Sin embargo, a pesar de los errores de los hombres y de la acción y reacción que los factores históricos pueden determinar—y de hecho han determinado los más inverosímiles maridajes entre constituciones sociales y formas políticas de carácter disparatado,—lo cierto es que los fines y los medios están ligados entre sí por relaciones íntimas, las cuales hacen que cada fin tenga un medio que le conviene más que los otros, como todo medio tiende a realizar el fin que le es natural, aun, sin y contra la voluntad de los que los emplean.
 
La monarquía es la forma política que mejor se aviene a hacer respetar los privilegios de una casta exclusiva ; a esta razón obedece que toda aristocracia, cualquiera que sea la condición en que se haya formado, tienda a establecer un régimen monárquico, franco o encubierto, como toda monarquía tiende a crear y hacer estable y omnipotente a una clase aristocrática.
 
El sistema parlamentario, es decir, la república— ya que la monarquía constitucional, en realidad, no es más que una forma intermediaria, en la cual la acción del parlamento está todavía obstaculizada por la supervivencia monárquica y aristocrática,—es el sistema político que mejor responde a la sociedad burguesa ; y toda república tiende a la constitución de una clase burguesa, como, por otra parte, la burguesía, en el fondo de su ánimo, aunque no lo sea en apariencia, es siempre republicana.
 
Ahora bien; ¿cuál es la forma política que más se adapta a la realización del principio de solidaridad en las relaciones humanas? ¿Cuál es el método que más seguramente puede conducirnos al triunfo del socialismo ? Es muy cierto que a esta pregunta no puede dársele una respuesta absolutamente segura, puesto que, tratándose de cosas no realizadas aún, a las deducciones lógicas les falta la comprobación de la experiencia.

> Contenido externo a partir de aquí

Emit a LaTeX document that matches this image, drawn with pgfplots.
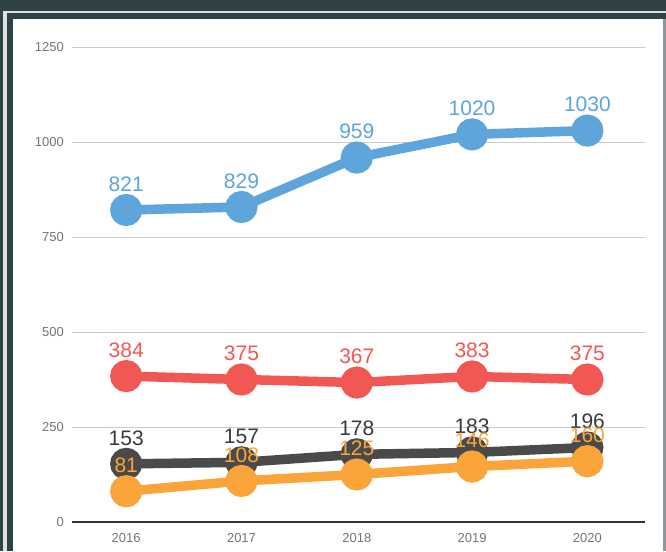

Es, por tanto, necesario contentarse con las soluciones que parecen tener en su favor la mayor suma de probabilidades.
 
Pero queda cierta duda, inevitable siempre, en el espíritu, cuando se trata de previsiones históricas; duda que, por otra parte, viene a ser como una puerta que se deja abierta en el cerebro para que entren en él nuevas verdades, por lo cual debe disponerse de gran tolerancia y de la más cordial simpatía hacia todos los que buscan por otras vías alcanzar el mismo fin, sin que esto deba paralizar nuestra acción ni impedir que escojamos nuestra vía para caminar resueltamente por ella.